Objective
Only the lines from the start of the data through the line with "0.671, 0.673, 0.670];" belong in the copy. Restate them word for word, minus the pictures.

Supplied material
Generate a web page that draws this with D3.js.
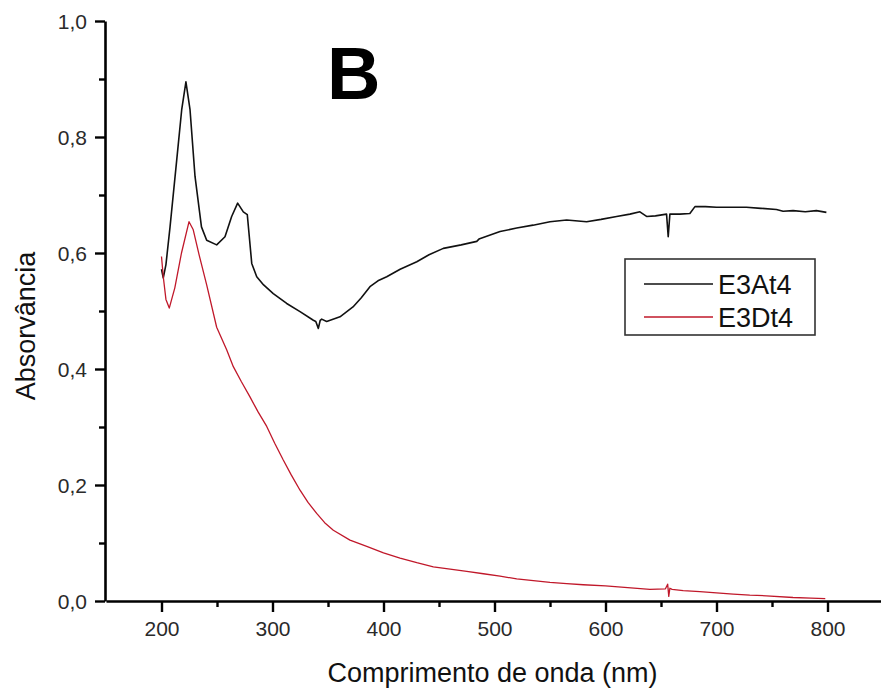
<!DOCTYPE html>
<html>
<head>
<meta charset="utf-8">
<script src="https://cdn.jsdelivr.net/npm/d3@7/dist/d3.min.js"></script>
<style>
  html, body { margin: 0; padding: 0; background: #fff; }
  svg { display: block; }
  text { font-family: "Liberation Sans", Arial, sans-serif; }
</style>
</head>
<body>
<svg id="chart" width="881" height="688"></svg>
<script>
// UV-Vis absorbance spectra, wavelength in nm
const seriesNames = ["E3At4", "E3Dt4"];
const seriesColors = ["#111111", "#c0182a"];

const wavelengthA = [200, 201.6, 204, 207.7, 213.7, 218.2, 222, 225.7, 230.2, 236, 240.7, 249.7, 257.2, 263.2, 268.6, 273.7, 277.3, 281.3, 285.8, 292, 300.7, 312.8, 324.8, 336.8, 339, 341.3, 343, 344.3, 348.8, 360.8, 372.5, 380, 387.8, 395, 402.9, 415, 430, 441, 453.9, 470, 484, 486, 505, 520, 534.7, 550, 565, 583, 596, 610, 622, 631, 634, 637, 645, 655, 656.5, 658, 667, 676, 680.6, 690, 700, 715, 727, 740, 754, 760, 769, 780, 790, 799];
const absorbA     = [0.572, 0.557, 0.580, 0.645, 0.760, 0.847, 0.895, 0.847, 0.732, 0.645, 0.622, 0.614, 0.628, 0.663, 0.686, 0.671, 0.666, 0.582, 0.559, 0.545, 0.530, 0.513, 0.499, 0.484, 0.482, 0.470, 0.484, 0.486, 0.482, 0.490, 0.507, 0.523, 0.542, 0.552, 0.559, 0.572, 0.585, 0.597, 0.608, 0.614, 0.620, 0.624, 0.637, 0.643, 0.648, 0.654, 0.657, 0.654, 0.658, 0.663, 0.667, 0.671, 0.667, 0.663, 0.664, 0.667, 0.628, 0.667, 0.667, 0.668, 0.680, 0.680, 0.679, 0.679, 0.679, 0.677, 0.675, 0.672, 0.673, 0.671, 0.673, 0.670];

const wavelengthD = [200, 201.6, 204, 207, 212, 218, 224.8, 228.6, 234, 240.7, 249.7, 258.7, 264.7, 272, 279.7, 287, 294.8, 302, 309.7, 317, 324.8, 332, 339.8, 347, 354.8, 369.8, 384.9, 400, 414.9, 430, 444.9, 460, 475, 490, 505, 520, 535, 550, 565, 580, 600, 620, 640, 654, 656, 657, 658, 660, 670, 685, 700, 715, 730, 745, 769, 785, 798];
const absorbD     = [0.594, 0.559, 0.520, 0.505, 0.540, 0.600, 0.654, 0.640, 0.596, 0.545, 0.472, 0.433, 0.404, 0.378, 0.352, 0.326, 0.301, 0.272, 0.243, 0.217, 0.191, 0.170, 0.151, 0.135, 0.122, 0.105, 0.094, 0.083, 0.074, 0.066, 0.059, 0.055, 0.051, 0.047, 0.043, 0.038, 0.035, 0.032, 0.030, 0.028, 0.026, 0.023, 0.020, 0.021, 0.029, 0.008, 0.022, 0.020, 0.018, 0.016, 0.014, 0.012, 0.010, 0.009, 0.006, 0.005, 0.004];

const xMajorTicks = [200, 300, 400, 500, 600, 700, 800];
const xMinorTicks = [250, 350, 450, 550, 650, 750];
const yMajorTicks = [0, 0.2, 0.4, 0.6, 0.8, 1.0];
const yMinorTicks = [0.1, 0.3, 0.5, 0.7, 0.9];

const xTitle = "Comprimento de onda (nm)";
const yTitle = "Absorvância";
const panelLabel = "B";

const svg = d3.select("#chart");

const x = d3.scaleLinear().domain([150, 850]).range([106, 883]);
const y = d3.scaleLinear().domain([0, 1]).range([601, 21]);

const comma = d3.formatLocale({ decimal: ",", thousands: ".", grouping: [3], currency: ["", ""] }).format(".1f");

// curves
const series = [
  { name: seriesNames[0], color: seriesColors[0], width: 1.6, pts: wavelengthA.map((w, i) => [w, absorbA[i]]) },
  { name: seriesNames[1], color: seriesColors[1], width: 1.3, pts: wavelengthD.map((w, i) => [w, absorbD[i]]) }
];
const line = d3.line().x(d => x(d[0])).y(d => y(d[1]));
svg.append("g").selectAll("path").data(series).join("path")
  .attr("d", d => line(d.pts))
  .attr("fill", "none")
  .attr("stroke", d => d.color)
  .attr("stroke-width", d => d.width)
  .attr("stroke-linejoin", "round");

// axes
const axisColor = "#000";
function styleAxis(g) {
  g.select(".domain").attr("stroke", axisColor).attr("stroke-width", 2.6);
  g.selectAll(".tick line").attr("stroke", axisColor).attr("stroke-width", 2.4);
  g.selectAll(".tick text").attr("fill", "#2a2a2a").style("font-size", "21px");
}

const gx = svg.append("g").attr("transform", `translate(0,${y(0)})`)
  .call(d3.axisBottom(x).tickValues(xMajorTicks).tickSize(11).tickSizeOuter(0).tickFormat(d3.format("d")))
  .call(styleAxis);
gx.selectAll(".tick text").attr("y", 35).attr("dy", 0);

svg.append("g").attr("transform", `translate(0,${y(0)})`)
  .call(d3.axisBottom(x).tickValues(xMinorTicks).tickSize(6).tickSizeOuter(0).tickFormat(""))
  .call(g => g.select(".domain").remove())
  .call(styleAxis);

const gy = svg.append("g").attr("transform", `translate(105,0)`)
  .call(d3.axisLeft(y).tickValues(yMajorTicks).tickSize(10).tickSizeOuter(0).tickFormat(comma))
  .call(styleAxis);
gy.selectAll(".tick text").attr("x", -18).attr("dy", "0.36em");

svg.append("g").attr("transform", `translate(105,0)`)
  .call(d3.axisLeft(y).tickValues(yMinorTicks).tickSize(6).tickSizeOuter(0).tickFormat(""))
  .call(g => g.select(".domain").remove())
  .call(styleAxis);

// axis titles
svg.append("text")
  .attr("x", (x.range()[0] + x.range()[1]) / 2 - 2)
  .attr("y", 682)
  .attr("text-anchor", "middle")
  .attr("fill", "#111")
  .style("font-size", "27px")
  .text(xTitle);

svg.append("text")
  .attr("transform", `translate(35,${326}) rotate(-90)`)
  .attr("text-anchor", "middle")
  .attr("fill", "#111")
  .style("font-size", "27px")
  .text(yTitle);

// panel label
svg.append("text")
  .attr("x", 327)
  .attr("y", 99)
  .attr("fill", "#000")
  .style("font-size", "74px")
  .style("font-weight", "bold")
  .text(panelLabel);

// legend
const legend = svg.append("g");
legend.append("rect")
  .attr("x", 625).attr("y", 259).attr("width", 190).attr("height", 76)
  .attr("fill", "#fff").attr("stroke", "#333").attr("stroke-width", 1.6);
const rows = legend.selectAll("g.row").data(series).join("g")
  .attr("class", "row")
  .attr("transform", (d, i) => `translate(0,${284 + i * 33})`);
rows.append("line")
  .attr("x1", 644).attr("x2", 713).attr("y1", 0).attr("y2", 0)
  .attr("stroke", d => d.color).attr("stroke-width", 1.6);
rows.append("text")
  .attr("x", 718).attr("y", 9.5)
  .attr("fill", "#111")
  .style("font-size", "27px")
  .text(d => d.name);
</script>
</body>
</html>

Completed task
Generate a web page that draws this with D3.js.
<!DOCTYPE html>
<html>
<head>
<meta charset="utf-8">
<script src="https://cdn.jsdelivr.net/npm/d3@7/dist/d3.min.js"></script>
<style>
  html, body { margin: 0; padding: 0; background: #fff; }
  svg { display: block; }
  text { font-family: "Liberation Sans", Arial, sans-serif; }
</style>
</head>
<body>
<svg id="chart" width="881" height="688"></svg>
<script>
// UV-Vis absorbance spectra, wavelength in nm
const seriesNames = ["E3At4", "E3Dt4"];
const seriesColors = ["#111111", "#c0182a"];

const wavelengthA = [200, 201.6, 204, 207.7, 213.7, 218.2, 222, 225.7, 230.2, 236, 240.7, 249.7, 257.2, 263.2, 268.6, 273.7, 277.3, 281.3, 285.8, 292, 300.7, 312.8, 324.8, 336.8, 339, 341.3, 343, 344.3, 348.8, 360.8, 372.5, 380, 387.8, 395, 402.9, 415, 430, 441, 453.9, 470, 484, 486, 505, 520, 534.7, 550, 565, 583, 596, 610, 622, 631, 634, 637, 645, 655, 656.5, 658, 667, 676, 680.6, 690, 700, 715, 727, 740, 754, 760, 769, 780, 790, 799];
const absorbA     = [0.572, 0.557, 0.580, 0.645, 0.760, 0.847, 0.895, 0.847, 0.732, 0.645, 0.622, 0.614, 0.628, 0.663, 0.686, 0.671, 0.666, 0.582, 0.559, 0.545, 0.530, 0.513, 0.499, 0.484, 0.482, 0.470, 0.484, 0.486, 0.482, 0.490, 0.507, 0.523, 0.542, 0.552, 0.559, 0.572, 0.585, 0.597, 0.608, 0.614, 0.620, 0.624, 0.637, 0.643, 0.648, 0.654, 0.657, 0.654, 0.658, 0.663, 0.667, 0.671, 0.667, 0.663, 0.664, 0.667, 0.628, 0.667, 0.667, 0.668, 0.680, 0.680, 0.679, 0.679, 0.679, 0.677, 0.675, 0.672, 0.673, 0.671, 0.673, 0.670];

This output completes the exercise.